The drawings of Mohammed printed in Jyllands-Posten newspaper were not racist, a court in Århus has decided
Two editors of Jyllands-Posten newspaper have been acquitted of racism charges stemming from its publication of 12 drawings of the prophet Mohammed in September 2005.
Seven Muslim organisations had charged editor in chief Carsten Juste and culture editor Flemming Rose with racism in civil suit.
The court said the organisations had not proven that the drawings or the accompanying articles had intentionally offended Muslims.
The decision is the third time the Muslim organisations have had their efforts to have the newspaper charged with racism turned down by the courts.

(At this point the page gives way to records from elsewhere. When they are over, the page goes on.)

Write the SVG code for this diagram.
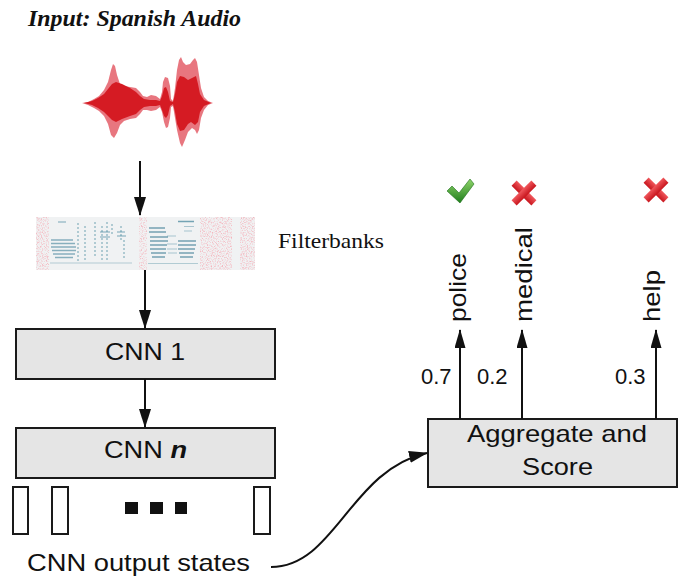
<svg xmlns="http://www.w3.org/2000/svg" width="680" height="578" viewBox="0 0 680 578">
  <style>
    .box { fill: #e5e5e5; stroke: #1a1a1a; stroke-width: 2; }
    .state { fill: #ffffff; stroke: #1a1a1a; stroke-width: 2; }
    .sans { font-family: "Liberation Sans", Arial, sans-serif; fill: #111111; }
    .serif { font-family: "Liberation Serif", "Times New Roman", serif; fill: #111111; }
    .edge { fill: none; stroke: #111111; stroke-width: 2; }
    .harm { stroke: #3f8299; fill: none; }
    .col { stroke: #3f8299; fill: none; stroke-dasharray: 2 2; }
  </style>
  <defs>
    <marker id="arrow" markerUnits="userSpaceOnUse" viewBox="0 0 19 12" markerWidth="19" markerHeight="12" refX="18" refY="6" orient="auto">
      <path d="M0,0 L19,6 L0,12 z" fill="#111111"/>
    </marker>
    <marker id="arrow-sm" markerUnits="userSpaceOnUse" viewBox="0 0 19 11" markerWidth="19" markerHeight="11" refX="18" refY="5.5" orient="auto">
      <path d="M0,0 L19,5.5 L0,11 z" fill="#111111"/>
    </marker>
    <filter id="speckle" x="0" y="0" width="1" height="1">
      <feTurbulence type="fractalNoise" baseFrequency="0.8" numOctaves="2" seed="7" result="t"/>
      <feColorMatrix in="t" type="matrix" values="0 0 0 0 0.91  0 0 0 0 0.45  0 0 0 0 0.5  2.6 0 0 0 -1.15" result="c"/>
      <feComposite in="c" in2="SourceGraphic" operator="in"/>
    </filter>
    <filter id="soft" x="-0.1" y="-0.2" width="1.2" height="1.4">
      <feGaussianBlur stdDeviation="0.5"/>
    </filter>
    <linearGradient id="okGrad" x1="0" y1="0" x2="0" y2="1">
      <stop offset="0" stop-color="#8fd46a"/>
      <stop offset="1" stop-color="#1f7d1c"/>
    </linearGradient>
    <linearGradient id="noGrad" x1="0" y1="0" x2="0" y2="1">
      <stop offset="0" stop-color="#f0575c"/>
      <stop offset="1" stop-color="#c8161e"/>
    </linearGradient>
  </defs>

  <!-- heading -->
  <text class="serif" x="28" y="26" font-size="24" font-weight="bold" font-style="italic" textLength="213" lengthAdjust="spacingAndGlyphs">Input: Spanish Audio</text>

  <!-- audio waveform -->
  <g id="waveform">
    <path fill="#e8767f" d="M82,103 L88,102 L94,99 L99,96 L104,90 L108,82 L111,70 L113,64 L115,66 L117,75 L120,84 L124,86 L130,87 L136,88 L140,92 L143,96 L147,97 L151,95 L156,96 L160,99 L162,92 L163,82 L165,77 L168,78 L170,86 L171,99 L173,101 L175,88 L177,70 L179,60 L181,57 L183,62 L186,65 L190,64 L193,60 L195,58 L197,62 L199,75 L201,88 L204,97 L208,101 L213,103 L208,105 L204,110 L201,118 L199,130 L197,134 L195,130 L192,128 L188,132 L185,140 L182,147 L180,143 L177,130 L175,118 L173,106 L171,107 L170,118 L168,127 L166,128 L164,122 L162,112 L160,107 L156,110 L151,111 L147,110 L143,110 L140,114 L136,118 L130,119 L124,121 L120,125 L117,133 L114,138 L111,135 L108,124 L104,116 L99,111 L94,108 L88,105 Z"/>
    <path fill="#d51b23" d="M84,103 L92,101 L98,98 L104,94 L108,89 L112,84 L116,82 L122,84 L130,88 L136,92 L140,96 L144,99 L150,100 L156,100 L160,101 L162,96 L164,88 L166,87 L168,92 L170,101 L173,102 L175,94 L177,82 L180,76 L184,77 L188,80 L192,78 L196,76 L198,84 L200,94 L204,100 L211,103 L204,106 L200,112 L198,122 L195,125 L191,122 L188,124 L184,130 L180,131 L177,124 L175,112 L173,104 L170,106 L168,115 L166,118 L164,116 L162,110 L160,105 L156,106 L150,106 L144,107 L140,110 L136,114 L130,116 L122,119 L116,122 L112,120 L108,116 L104,112 L98,108 L92,105 Z"/>
  </g>

  <!-- filterbank spectrogram -->
  <g id="filterbanks">
    <rect x="36" y="217" width="219" height="53" fill="#f0f2f3"/>
    <g filter="url(#speckle)">
      <rect x="36" y="217" width="13" height="53" fill="#000"/>
      <rect x="139" y="217" width="8" height="53" fill="#000"/>
      <rect x="200" y="217" width="32" height="53" fill="#000"/>
      <rect x="240" y="217" width="15" height="53" fill="#000"/>
    </g>
    <g filter="url(#soft)">
      <!-- low harmonics, first syllable -->
      <g class="harm" stroke-width="1.4" opacity="0.6">
        <path d="M51,240 h22 M51,243.5 h24 M51,247 h25 M52,250.5 h24 M53,254 h22 M55,257.5 h18"/>
      </g>
      <!-- onset columns -->
      <g class="col" stroke-width="1.6" opacity="0.45">
        <path d="M78,223 v38 M85,226 v34 M95,222 v36 M102,226 v34 M107,222 v38 M112,224 v12 M121,226 v14 M124,240 v18"/>
      </g>
      <g class="harm" stroke-width="1.4" opacity="0.45">
        <path d="M58,222 h8 M100,232 h10 M100,237 h10 M117,232 h8 M117,236 h9"/>
      </g>
      <!-- second syllable formants -->
      <g class="harm" stroke-width="1.6" opacity="0.7">
        <path d="M149,228 h16 M149,232 h17 M150,237 h18 M150,241 h18 M150,245 h17 M150,249 h16 M151,253 h15 M152,257 h13"/>
        <path d="M178,221.5 h16 M178,241 h18 M178,245 h18 M178,249 h17 M179,253 h15 M180,257 h13"/>
      </g>
      <g class="harm" stroke-width="1.2" opacity="0.4">
        <path d="M167,236 h9 M167,244 h10 M167,249 h10 M168,253 h9 M184,226.5 h10 M184,231 h8"/>
      </g>
      <!-- low band -->
      <g class="harm" stroke-width="1.2" opacity="0.35">
        <path d="M50,263 h82 M148,263.5 h50"/>
      </g>
    </g>
  </g>
  <text class="serif" x="278" y="248" font-size="22" textLength="106" lengthAdjust="spacingAndGlyphs">Filterbanks</text>

  <!-- convolutional stages -->
  <g id="cnn-1">
    <rect class="box" x="16" y="329" width="259" height="50"/>
    <text class="sans" x="105" y="360" font-size="24" textLength="80" lengthAdjust="spacingAndGlyphs">CNN 1</text>
  </g>
  <g id="cnn-n">
    <rect class="box" x="16" y="428" width="259" height="50"/>
    <text class="sans" x="104" y="458" font-size="24" textLength="83" lengthAdjust="spacingAndGlyphs">CNN <tspan font-weight="bold" font-style="italic">n</tspan></text>
  </g>

  <!-- output state vectors -->
  <g id="cnn-output-states">
    <rect class="state" x="13" y="487" width="15" height="47"/>
    <rect class="state" x="52" y="487" width="16" height="47"/>
    <rect class="state" x="254" y="487" width="16" height="47"/>
    <rect x="125" y="502" width="13" height="12" fill="#111111"/>
    <rect x="150" y="502" width="13" height="12" fill="#111111"/>
    <rect x="175" y="502" width="12" height="12" fill="#111111"/>
    <text class="sans" x="27" y="571" font-size="24" textLength="223" lengthAdjust="spacingAndGlyphs">CNN output states</text>
  </g>

  <!-- scoring stage -->
  <g id="aggregate-score">
    <rect class="box" x="428" y="419" width="249" height="68"/>
    <text class="sans" x="467" y="442" font-size="24" textLength="180" lengthAdjust="spacingAndGlyphs">Aggregate and</text>
    <text class="sans" x="522" y="475" font-size="24" textLength="71" lengthAdjust="spacingAndGlyphs">Score</text>
  </g>

  <!-- keyword outputs -->
  <g id="keyword-police">
    <text class="sans" font-size="24" transform="translate(466,322) rotate(-90)" textLength="69" lengthAdjust="spacingAndGlyphs">police</text>
    <path fill="url(#okGrad)" stroke="#1c6e19" stroke-width="0.6" d="M447,191 L452,186 L459,193 L470,179 L474,184 L460,203 Z"/>
  </g>
  <g id="keyword-medical">
    <text class="sans" font-size="24" transform="translate(532,322) rotate(-90)" textLength="95" lengthAdjust="spacingAndGlyphs">medical</text>
    <g transform="translate(524,193)" fill="url(#noGrad)">
      <rect x="-14" y="-3.6" width="28" height="7.2" transform="rotate(45)"/>
      <rect x="-14" y="-3.6" width="28" height="7.2" transform="rotate(-45)"/>
    </g>
  </g>
  <g id="keyword-help">
    <text class="sans" font-size="24" transform="translate(660,322) rotate(-90)" textLength="52" lengthAdjust="spacingAndGlyphs">help</text>
    <g transform="translate(656,190)" fill="url(#noGrad)">
      <rect x="-14" y="-3.6" width="28" height="7.2" transform="rotate(45)"/>
      <rect x="-14" y="-3.6" width="28" height="7.2" transform="rotate(-45)"/>
    </g>
  </g>

  <!-- scores -->
  <g id="scores" class="sans" font-size="22">
    <text x="421" y="384">0.7</text>
    <text x="477" y="384">0.2</text>
    <text x="615" y="384">0.3</text>
  </g>

  <!-- connectors -->
  <g id="connectors">
    <line class="edge" x1="140" y1="161" x2="140" y2="215" marker-end="url(#arrow)"/>
    <line class="edge" x1="145" y1="270" x2="145" y2="328" marker-end="url(#arrow)"/>
    <line class="edge" x1="145" y1="379" x2="145" y2="427" marker-end="url(#arrow)"/>
    <line class="edge" x1="460" y1="419" x2="460" y2="330" marker-end="url(#arrow-sm)"/>
    <line class="edge" x1="522" y1="419" x2="522" y2="330" marker-end="url(#arrow-sm)"/>
    <line class="edge" x1="656" y1="419" x2="656" y2="330" marker-end="url(#arrow-sm)"/>
    <path class="edge" d="M271,567 C335,567 350,470 427,453" marker-end="url(#arrow)"/>
  </g>
</svg>
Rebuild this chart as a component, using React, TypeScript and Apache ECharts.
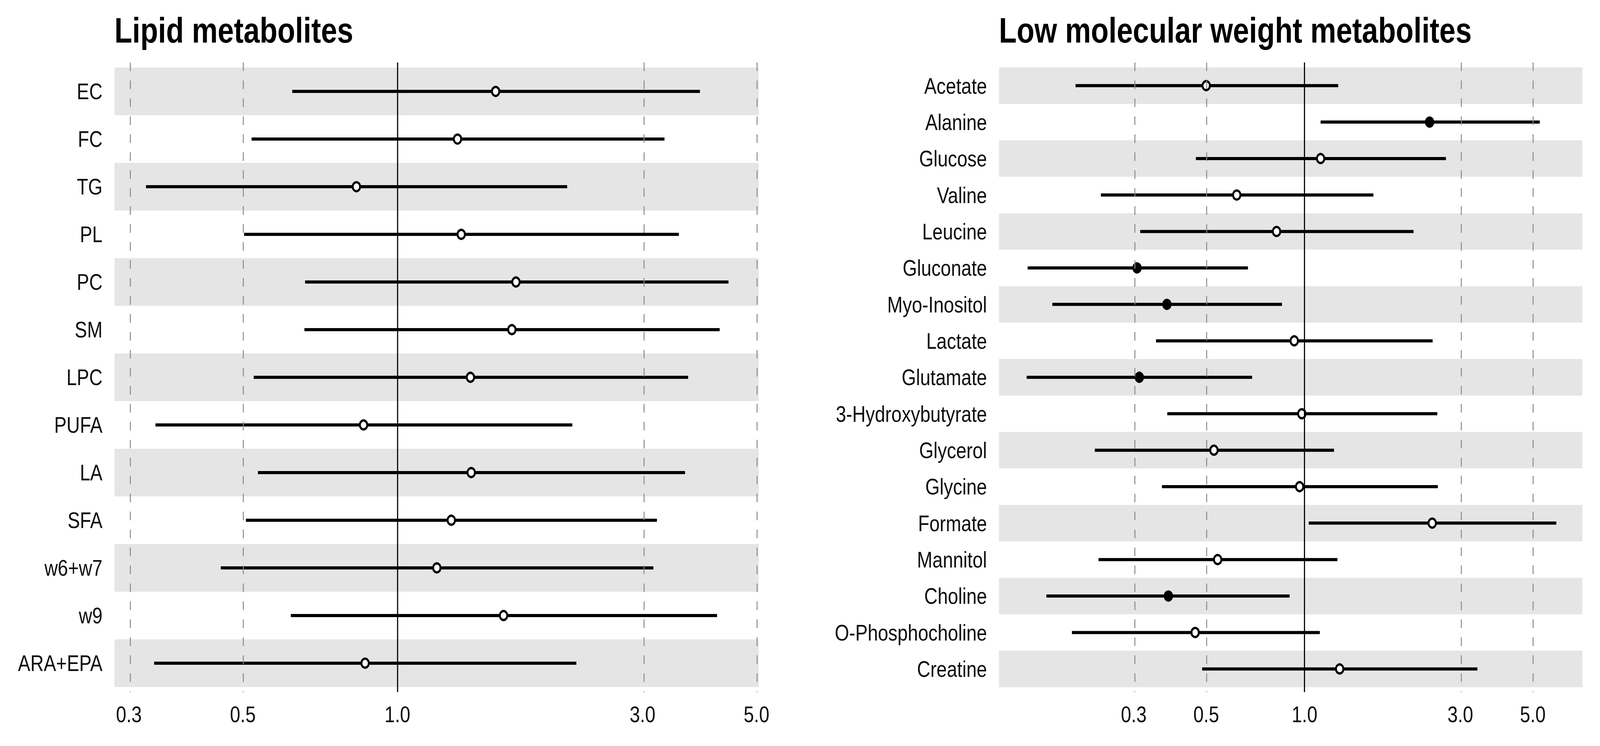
import React, { useEffect, useRef } from "react";
import * as echarts from "echarts";

// ---------- data ----------
const lipidNames = ["EC", "FC", "TG", "PL", "PC", "SM", "LPC", "PUFA", "LA", "SFA", "w6+w7", "w9", "ARA+EPA"];
const lipidEst = [1.553, 1.309, 0.832, 1.331, 1.701, 1.67, 1.387, 0.859, 1.392, 1.273, 1.193, 1.609, 0.865];
const lipidLow = [0.624, 0.52, 0.324, 0.503, 0.661, 0.659, 0.525, 0.338, 0.535, 0.507, 0.453, 0.62, 0.336];
const lipidHigh = [3.88, 3.31, 2.14, 3.53, 4.41, 4.24, 3.68, 2.19, 3.63, 3.2, 3.15, 4.19, 2.23];
const lipidSig = [0, 0, 0, 0, 0, 0, 0, 0, 0, 0, 0, 0, 0];

const lmwNames = [
  "Acetate", "Alanine", "Glucose", "Valine", "Leucine", "Gluconate", "Myo-Inositol", "Lactate",
  "Glutamate", "3-Hydroxybutyrate", "Glycerol", "Glycine", "Formate", "Mannitol", "Choline",
  "O-Phosphocholine", "Creatine",
];
const lmwEst = [0.5, 2.415, 1.12, 0.62, 0.821, 0.307, 0.379, 0.93, 0.312, 0.981, 0.528, 0.966, 2.46, 0.542, 0.383, 0.4625, 1.281];
const lmwLow = [0.199, 1.12, 0.465, 0.238, 0.314, 0.142, 0.169, 0.351, 0.141, 0.38, 0.228, 0.366, 1.03, 0.234, 0.162, 0.194, 0.486];
const lmwHigh = [1.268, 5.25, 2.71, 1.625, 2.157, 0.671, 0.853, 2.467, 0.691, 2.55, 1.231, 2.56, 5.9, 1.261, 0.9, 1.114, 3.383];
const lmwSig = [0, 1, 0, 0, 0, 1, 1, 0, 1, 0, 0, 0, 0, 0, 1, 0, 0];

const tickValues = [0.3, 0.5, 1, 3, 5];
const tickLabels = ["0.3", "0.5", "1.0", "3.0", "5.0"];
const lipidRange = [0.2813, 5.05];
const lmwRange = [0.116, 7.09];

// ---------- layout ----------
const W = 4262;
const H = 1910;
const SX = 0.85; // horizontal compression of the whole figure
const CW = W / SX;
const FONT = "'Liberation Sans', Arial, Helvetica, sans-serif";
const GRID_TOP = 160;
const GRID_H = 1612;

const log10 = (v: number) => Math.log10(v);

function tickLabel(v: number) {
  let best = 0;
  let bd = Infinity;
  tickValues.forEach((t, i) => {
    const d = Math.abs(log10(t) - v);
    if (d < bd) {
      bd = d;
      best = i;
    }
  });
  return tickLabels[best];
}

function buildPanel(
  gi: number,
  names: string[],
  est: number[],
  low: number[],
  high: number[],
  sig: number[],
  range: number[],
  pad: number
) {
  const n = names.length;
  const xAxis = {
    gridIndex: gi,
    type: "value",
    min: log10(range[0]),
    max: log10(range[1]),
    axisLine: { show: false },
    axisTick: { show: false },
    splitLine: { show: false },
    axisLabel: {
      customValues: tickValues.map(log10),
      formatter: (v: number) => tickLabel(v),
      fontSize: 58,
      color: "#0d0d0d",
      margin: 28,
      fontFamily: FONT,
    },
  };
  const yAxis = {
    gridIndex: gi,
    type: "value",
    inverse: true,
    min: 0.5 - pad,
    max: n + 0.5 + pad,
    axisLine: { show: false },
    axisTick: { show: false },
    splitLine: { show: false },
    axisLabel: {
      customValues: names.map((_, i) => i + 1),
      formatter: (v: number) => names[Math.round(v) - 1] ?? "",
      fontSize: 58,
      color: "#0d0d0d",
      margin: 37.6,
      fontFamily: FONT,
    },
  };
  const bandData = names.map((_, i) => [0, i + 1]).filter((_, i) => i % 2 === 0);
  const bands = {
    type: "custom",
    xAxisIndex: gi,
    yAxisIndex: gi,
    silent: true,
    z: 1,
    encode: { x: 0, y: 1 },
    data: bandData,
    renderItem: (params: any, api: any) => {
      const row = api.value(1);
      const cs = params.coordSys;
      const a = api.coord([0, row - 0.5])[1];
      const b = api.coord([0, row + 0.5])[1];
      return {
        type: "rect",
        shape: { x: cs.x, y: Math.min(a, b), width: cs.width, height: Math.abs(b - a) },
        style: { fill: "#e5e5e5" },
      };
    },
    markLine: {
      silent: true,
      symbol: ["none", "none"],
      label: { show: false },
      animation: false,
      data: [
        ...tickValues
          .filter((t) => t !== 1)
          .map((t) => ({
            xAxis: log10(t),
            lineStyle: { color: "#8a8a8a", width: 3, type: [22, 24] },
          })),
        { xAxis: 0, lineStyle: { color: "#000", width: 3.5, type: "solid" } },
      ],
    },
  };
  const bars = {
    type: "custom",
    xAxisIndex: gi,
    yAxisIndex: gi,
    silent: true,
    z: 3,
    encode: { x: [0, 1], y: 2 },
    data: names.map((_, i) => [log10(low[i]), log10(high[i]), i + 1]),
    renderItem: (_p: any, api: any) => {
      const y = api.value(2);
      const p1 = api.coord([api.value(0), y]);
      const p2 = api.coord([api.value(1), y]);
      return {
        type: "line",
        shape: { x1: p1[0], y1: p1[1], x2: p2[0], y2: p2[1] },
        style: { stroke: "#000", lineWidth: 8, lineCap: "butt" },
      };
    },
  };
  const points = {
    type: "scatter",
    xAxisIndex: gi,
    yAxisIndex: gi,
    silent: true,
    z: 4,
    symbol: "circle",
    symbolSize: 23,
    data: names.map((_, i) => ({
      value: [log10(est[i]), i + 1],
      itemStyle: {
        color: sig[i] ? "#000" : "#fff",
        borderColor: "#000",
        borderWidth: 6,
        opacity: 1,
      },
    })),
  };
  return { xAxis, yAxis, series: [bands, bars, points] };
}

export default function App() {
  const ref = useRef<HTMLDivElement>(null);
  const vw = typeof window !== "undefined" && window.innerWidth ? window.innerWidth : W;
  const vh = typeof window !== "undefined" && window.innerHeight ? window.innerHeight : H;
  const kx = vw / W;
  const ky = vh / H;
  useEffect(() => {
    if (!ref.current) return;
    const chart = echarts.init(ref.current, null, { renderer: "svg" });
    const left = buildPanel(0, lipidNames, lipidEst, lipidLow, lipidHigh, lipidSig, lipidRange, 0.107);
    const right = buildPanel(1, lmwNames, lmwEst, lmwLow, lmwHigh, lmwSig, lmwRange, 0.135);
    const g0Left = 305 / SX;
    const g0W = 1716 / SX;
    const g1Left = 2661 / SX;
    const g1W = 1554 / SX;
    chart.setOption({
      animation: false,
      backgroundColor: "#fff",
      title: [
        {
          text: "Lipid metabolites",
          left: g0Left,
          top: 32,
          padding: 0,
          textStyle: { fontSize: 91, fontWeight: "bold", color: "#000", fontFamily: FONT },
        },
        {
          text: "Low molecular weight metabolites",
          left: g1Left,
          top: 32,
          padding: 0,
          textStyle: { fontSize: 91, fontWeight: "bold", color: "#000", fontFamily: FONT },
        },
      ],
      grid: [
        { left: g0Left, top: GRID_TOP, width: g0W, height: GRID_H, outerBoundsMode: "none", containLabel: false },
        { left: g1Left, top: GRID_TOP, width: g1W, height: GRID_H, outerBoundsMode: "none", containLabel: false },
      ],
      xAxis: [left.xAxis, right.xAxis],
      yAxis: [left.yAxis, right.yAxis],
      series: [...left.series, ...right.series],
    } as any);
    return () => chart.dispose();
  }, []);
  return (
    <div
      style={{
        position: "fixed",
        left: 0,
        top: 0,
        width: vw,
        height: vh,
        overflow: "hidden",
        background: "#fff",
      }}
    >
      <div
        ref={ref}
        style={{
          width: CW,
          height: H,
          transform: `scale(${SX * kx}, ${ky})`,
          transformOrigin: "0 0",
        }}
      />
    </div>
  );
}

They will appeal today's decision.
The courts rejected other attempts to have the paper tried for criminal charges of blasphemy, racism and hate speech.
The decision came as no surprise to Juste.
'Anything other than an acquittal would have been a catastrophe for freedom of the press,' he said. 'You can say what you want about the drawings and the decision to publish them, but the paper's inalienable right to do so has been confirmed by the courts.'
Representatives from Muslim organisations were disappointed with the decision, but said they would respect it. Others said they feared it would re-open sores created by violent protests against Denmark earlier this year.
'The court has given Jyllands-Posten the right to offend Muslims and Muslims' feelings and to associate us with terrorism,' said Kasem Said Ahmad, the spokesman for the Islamic Faith Association, one of the groups bringing charges.
'I don't think anyone will understand the decision,' he added, referring to how it would be received by Muslims in Denmark and abroad.
Ahmad added that his group would use 'all the legal options available to it' to try to overturn the decision and win 'society's understanding' for its position.